Oğuz Tansel kitabı
1970'li yıllarda dergilerde, kimi gazetelerde ilk yazılarımın yayımlandığı günlerde tanıdım Oğuz Tansel’i.
O yıllarda iki dergi yazın dünyasında çok önemliydi.
Biri Ankara’nın sağlam havasında doğmuş, sonra İstanbul’da varlığını sürdüren, köylere değin ulaşabilmiş belki de tek dergi Varlık... Başında Yaşar Nabi Nayır Bey var...
İkincisi eski TDK’nin çıkardığı, sanırım bir ara 10 binin üstünde basan Türk Dili. Biz yazın heveslileri için bu iki dergide yer bulabilmek çok önemliydi, önümüzde aşılması zor birer barajdı her ikisi de...
Bu iki dergide öykülerim ve denemelerim yer bulunca galiba yazın dünyasına giriyorum, dedim. Böyle buralarda yazma heyecanını yaşamaya başladığım günlerde Türk Dili yazı kurulu benden Oğuz Tansel’le bir röportaj yapmamı istemişti.
Büyük dergiler artık yazı da istiyorlar benden. 1977 yılında çocuk yazını dalında ilk kez verilen ödülü Oğuz Tansel kazanmıştı. Tabir caizse ilkyazı siparişini alıyorum yazar olarak.
Uzun uzun hazırlığımı yaptım, sorularımı hazırladım, sözleştiğimiz gibi evinde buluştuk Oğuz Tansel’le. Sanırım yalnız kızlarından biri vardı o gün yanında. İkimiz bir masa başına oturduk.
Rakı çoktan hazırlanmış, üstadın önünde. İlk kez tanışsak da yüzüne, hatta sohbetine yabancı değilim. Ankara’da Remzi ağabeyin Toplum Kitabevi çoğu yazarların ilk karşılaştıkları yer olmuştur. Anadolu güneşiyle yanmış o kemikli, zayıf yüze yabancı değilim, çünkü ben de Toplum Kitabevine gidip gelenlerdenim. O günlerde tanısı yeni konmuş ülserimle başım dertte, bu yüzden rakı ikramını kabul edemiyorum.
O içmeye devam ediyor. Dedi ki bir ara: "Kemal Bey, başarısızlıklar beni etkiliyor, içime kapanıyorum." Aslında elimdeki soruları bir yana bırakıp buradan başlamalıydım söyleşiye, toyluk işte...
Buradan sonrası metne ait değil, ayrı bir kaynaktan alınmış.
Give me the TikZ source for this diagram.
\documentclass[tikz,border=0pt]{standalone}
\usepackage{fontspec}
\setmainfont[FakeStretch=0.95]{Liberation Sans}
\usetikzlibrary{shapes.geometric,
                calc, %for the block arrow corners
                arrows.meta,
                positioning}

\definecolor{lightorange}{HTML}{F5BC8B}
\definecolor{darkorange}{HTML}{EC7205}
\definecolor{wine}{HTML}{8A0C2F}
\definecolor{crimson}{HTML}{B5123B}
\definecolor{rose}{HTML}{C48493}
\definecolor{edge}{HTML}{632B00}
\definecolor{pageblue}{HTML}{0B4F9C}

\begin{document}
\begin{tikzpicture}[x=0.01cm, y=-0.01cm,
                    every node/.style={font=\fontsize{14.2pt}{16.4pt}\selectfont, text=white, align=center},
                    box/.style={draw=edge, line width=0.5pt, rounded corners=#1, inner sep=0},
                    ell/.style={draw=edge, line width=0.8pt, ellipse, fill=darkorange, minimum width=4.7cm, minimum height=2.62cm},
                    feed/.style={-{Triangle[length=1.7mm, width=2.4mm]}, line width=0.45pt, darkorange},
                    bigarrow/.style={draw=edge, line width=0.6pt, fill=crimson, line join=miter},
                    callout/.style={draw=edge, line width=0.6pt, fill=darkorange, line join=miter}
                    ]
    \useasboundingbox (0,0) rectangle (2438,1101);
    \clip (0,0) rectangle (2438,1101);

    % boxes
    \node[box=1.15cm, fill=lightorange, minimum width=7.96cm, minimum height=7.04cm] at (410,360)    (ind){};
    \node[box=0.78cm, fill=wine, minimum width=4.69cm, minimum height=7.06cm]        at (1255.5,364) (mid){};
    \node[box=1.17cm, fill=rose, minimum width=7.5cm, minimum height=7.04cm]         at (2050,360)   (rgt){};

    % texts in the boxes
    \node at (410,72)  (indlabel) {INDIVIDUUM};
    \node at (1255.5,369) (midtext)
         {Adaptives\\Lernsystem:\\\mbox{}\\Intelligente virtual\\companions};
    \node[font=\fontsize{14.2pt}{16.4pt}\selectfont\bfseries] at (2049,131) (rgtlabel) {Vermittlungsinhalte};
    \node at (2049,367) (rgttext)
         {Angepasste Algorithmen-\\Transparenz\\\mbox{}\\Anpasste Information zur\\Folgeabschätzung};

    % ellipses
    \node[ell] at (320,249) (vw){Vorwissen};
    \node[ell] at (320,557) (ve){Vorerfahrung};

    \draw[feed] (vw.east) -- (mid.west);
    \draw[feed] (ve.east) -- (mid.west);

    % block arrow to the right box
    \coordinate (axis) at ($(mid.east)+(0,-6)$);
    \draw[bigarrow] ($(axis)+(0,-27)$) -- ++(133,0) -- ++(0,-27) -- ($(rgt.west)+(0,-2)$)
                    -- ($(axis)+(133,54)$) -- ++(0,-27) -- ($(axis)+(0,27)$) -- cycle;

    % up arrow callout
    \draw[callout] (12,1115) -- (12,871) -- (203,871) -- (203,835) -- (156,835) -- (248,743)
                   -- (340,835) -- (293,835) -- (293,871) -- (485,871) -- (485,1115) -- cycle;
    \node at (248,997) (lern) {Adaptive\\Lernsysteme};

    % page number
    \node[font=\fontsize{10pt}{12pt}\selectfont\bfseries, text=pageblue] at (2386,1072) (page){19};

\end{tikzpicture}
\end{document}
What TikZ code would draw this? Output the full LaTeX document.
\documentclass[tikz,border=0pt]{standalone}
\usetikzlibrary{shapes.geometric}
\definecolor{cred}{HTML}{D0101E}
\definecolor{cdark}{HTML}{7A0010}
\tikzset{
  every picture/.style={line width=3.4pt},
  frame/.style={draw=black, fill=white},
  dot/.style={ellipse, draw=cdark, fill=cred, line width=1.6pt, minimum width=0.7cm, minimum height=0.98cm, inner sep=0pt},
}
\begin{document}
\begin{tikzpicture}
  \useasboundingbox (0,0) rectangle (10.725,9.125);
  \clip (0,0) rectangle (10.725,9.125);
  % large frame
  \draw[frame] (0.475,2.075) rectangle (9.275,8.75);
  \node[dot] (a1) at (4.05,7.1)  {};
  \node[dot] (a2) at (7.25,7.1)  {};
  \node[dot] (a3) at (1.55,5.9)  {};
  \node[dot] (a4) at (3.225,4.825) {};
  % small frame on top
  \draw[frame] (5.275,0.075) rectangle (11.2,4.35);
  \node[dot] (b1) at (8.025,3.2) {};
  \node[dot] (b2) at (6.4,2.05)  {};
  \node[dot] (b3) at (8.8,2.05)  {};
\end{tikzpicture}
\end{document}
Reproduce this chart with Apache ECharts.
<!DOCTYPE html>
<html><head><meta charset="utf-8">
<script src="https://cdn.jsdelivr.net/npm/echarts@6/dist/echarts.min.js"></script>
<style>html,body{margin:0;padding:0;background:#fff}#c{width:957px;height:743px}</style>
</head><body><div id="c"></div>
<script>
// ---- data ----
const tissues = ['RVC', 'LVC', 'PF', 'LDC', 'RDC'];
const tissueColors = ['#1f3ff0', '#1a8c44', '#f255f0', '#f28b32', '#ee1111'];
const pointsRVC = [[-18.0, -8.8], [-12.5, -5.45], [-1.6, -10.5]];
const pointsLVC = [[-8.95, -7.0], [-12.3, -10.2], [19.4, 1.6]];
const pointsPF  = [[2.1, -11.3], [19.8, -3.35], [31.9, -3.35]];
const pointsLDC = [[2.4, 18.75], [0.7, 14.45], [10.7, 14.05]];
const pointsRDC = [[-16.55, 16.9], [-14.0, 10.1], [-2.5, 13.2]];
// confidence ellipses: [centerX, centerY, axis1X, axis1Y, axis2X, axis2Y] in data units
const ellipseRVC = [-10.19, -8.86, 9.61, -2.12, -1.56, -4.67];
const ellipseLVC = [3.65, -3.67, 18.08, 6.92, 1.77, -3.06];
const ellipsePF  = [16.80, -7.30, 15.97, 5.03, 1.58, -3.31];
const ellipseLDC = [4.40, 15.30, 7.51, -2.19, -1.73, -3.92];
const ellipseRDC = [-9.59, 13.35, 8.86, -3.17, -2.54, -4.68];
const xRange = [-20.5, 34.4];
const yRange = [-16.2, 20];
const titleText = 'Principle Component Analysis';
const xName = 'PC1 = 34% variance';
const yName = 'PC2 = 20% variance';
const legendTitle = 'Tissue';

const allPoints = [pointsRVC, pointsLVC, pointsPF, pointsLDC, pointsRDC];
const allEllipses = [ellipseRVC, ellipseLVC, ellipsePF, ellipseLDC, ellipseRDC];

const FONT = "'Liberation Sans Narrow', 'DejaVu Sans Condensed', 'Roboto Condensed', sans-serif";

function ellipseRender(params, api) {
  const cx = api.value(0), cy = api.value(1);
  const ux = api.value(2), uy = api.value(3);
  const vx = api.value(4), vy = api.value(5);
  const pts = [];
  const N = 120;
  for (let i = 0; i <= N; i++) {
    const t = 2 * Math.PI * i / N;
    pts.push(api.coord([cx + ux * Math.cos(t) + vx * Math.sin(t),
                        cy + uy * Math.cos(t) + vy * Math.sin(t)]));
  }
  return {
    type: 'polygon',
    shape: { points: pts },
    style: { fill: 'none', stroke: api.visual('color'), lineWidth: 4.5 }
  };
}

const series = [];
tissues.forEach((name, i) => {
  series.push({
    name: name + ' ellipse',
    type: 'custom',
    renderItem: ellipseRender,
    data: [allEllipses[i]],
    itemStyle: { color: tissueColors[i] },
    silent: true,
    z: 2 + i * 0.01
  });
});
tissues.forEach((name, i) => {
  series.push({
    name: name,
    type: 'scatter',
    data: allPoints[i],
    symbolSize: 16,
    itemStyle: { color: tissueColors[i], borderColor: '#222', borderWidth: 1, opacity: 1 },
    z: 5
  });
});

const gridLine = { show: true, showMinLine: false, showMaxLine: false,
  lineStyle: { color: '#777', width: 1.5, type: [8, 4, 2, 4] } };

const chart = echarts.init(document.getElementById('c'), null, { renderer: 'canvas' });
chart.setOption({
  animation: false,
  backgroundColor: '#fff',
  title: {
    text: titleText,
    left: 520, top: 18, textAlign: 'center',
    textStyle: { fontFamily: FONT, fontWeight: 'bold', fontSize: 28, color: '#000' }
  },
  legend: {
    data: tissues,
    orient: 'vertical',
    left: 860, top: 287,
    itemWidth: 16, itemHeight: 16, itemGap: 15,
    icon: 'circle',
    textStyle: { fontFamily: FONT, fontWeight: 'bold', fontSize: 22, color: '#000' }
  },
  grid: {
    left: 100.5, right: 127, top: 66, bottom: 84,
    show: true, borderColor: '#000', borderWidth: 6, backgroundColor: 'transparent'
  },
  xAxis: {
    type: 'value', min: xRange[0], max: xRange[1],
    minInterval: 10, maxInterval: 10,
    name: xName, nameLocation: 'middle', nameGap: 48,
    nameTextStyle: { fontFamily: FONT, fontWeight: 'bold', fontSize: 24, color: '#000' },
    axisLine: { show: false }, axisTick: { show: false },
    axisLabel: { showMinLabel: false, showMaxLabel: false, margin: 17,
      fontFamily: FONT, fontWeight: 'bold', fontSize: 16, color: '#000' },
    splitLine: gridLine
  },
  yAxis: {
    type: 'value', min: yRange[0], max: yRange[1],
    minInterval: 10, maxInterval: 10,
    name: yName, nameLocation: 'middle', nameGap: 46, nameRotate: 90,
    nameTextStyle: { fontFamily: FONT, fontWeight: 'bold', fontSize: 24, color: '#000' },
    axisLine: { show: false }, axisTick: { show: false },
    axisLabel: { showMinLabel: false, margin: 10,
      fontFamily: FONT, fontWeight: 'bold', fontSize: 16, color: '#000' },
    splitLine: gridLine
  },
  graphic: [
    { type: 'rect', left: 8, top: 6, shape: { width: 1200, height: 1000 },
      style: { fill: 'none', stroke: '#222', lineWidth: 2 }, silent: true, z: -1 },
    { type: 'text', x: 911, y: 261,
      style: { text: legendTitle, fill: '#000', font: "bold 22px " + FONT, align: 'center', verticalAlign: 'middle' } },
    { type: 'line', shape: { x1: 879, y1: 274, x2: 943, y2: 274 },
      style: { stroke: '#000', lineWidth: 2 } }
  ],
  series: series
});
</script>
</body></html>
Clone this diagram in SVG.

Özel dünyasına fazla girmiyorum. Sormam gerekeni o gün sormayınca bu gün kendimce yorumlar yapıyorum, nelerdi onu içine döndüren? Kaçırdığı trenler, otobüsler mi vardı? O kendini nerelerde görmek istiyordu bilemiyorum, ama bana göre Oğuz Tansel’in yeri üniversite kürsüleriydi.
Örneğin DTCF’de Halkbilimi ya da edebiyat bölümüydü yeri. Oğuz Tansel gibilere öylesine gereksinme vardı ki buralarda. Çok yakışır, çok şey katardı bu alanlara. Bu bölümlerde Oğuz Tansel gibi iki üç kişi olsa, inanın buraların kaderi değişirdi. Yalnız bilim değil, özgür düşünce girerdi bu bölümlere.
Şiirden, edebiyattan anlayan insanlar yetişirdi. Masalı bir masalcıdan öğrenmek ne güzel olurdu. Şiiri bir şairden öğrenmek de hoş olurdu. Hu diyenin huyu kurusun Dolmanın suyu kurusun Bu Meteli dinlemeyenin Fıçısının dibi çürüsün 1940 kuşağının özgün şairi, Savrulmayı Bekleyen Harman’ın şairi Oğuz Tansel, geride güzel masallar bıraktı. Onun masallarını okuyunca, Anadolu’da dil dışı bırakılmış bir dil olduğunu görecekseniz.
Kızı Prof. Aysıt Tansel ve Metin Turan’ın çabalarıyla hazırlanmış Oğuz Tansel Kitabı’nda Fakir Baykurt’tan Ahmet Say’a, Mahmut Makal’dan Fikret Otyam’a onlarca dostunun yazısı var. Ne güzel dostları olmuş Oğuz Tansel’in...
Daha önce babasıyla ilgili bize güzel bir belgesel de izleten kızı Prof. Aysıt Tansel gerçekten hayırlı bir evlat, onu bir kez daha kutluyorum.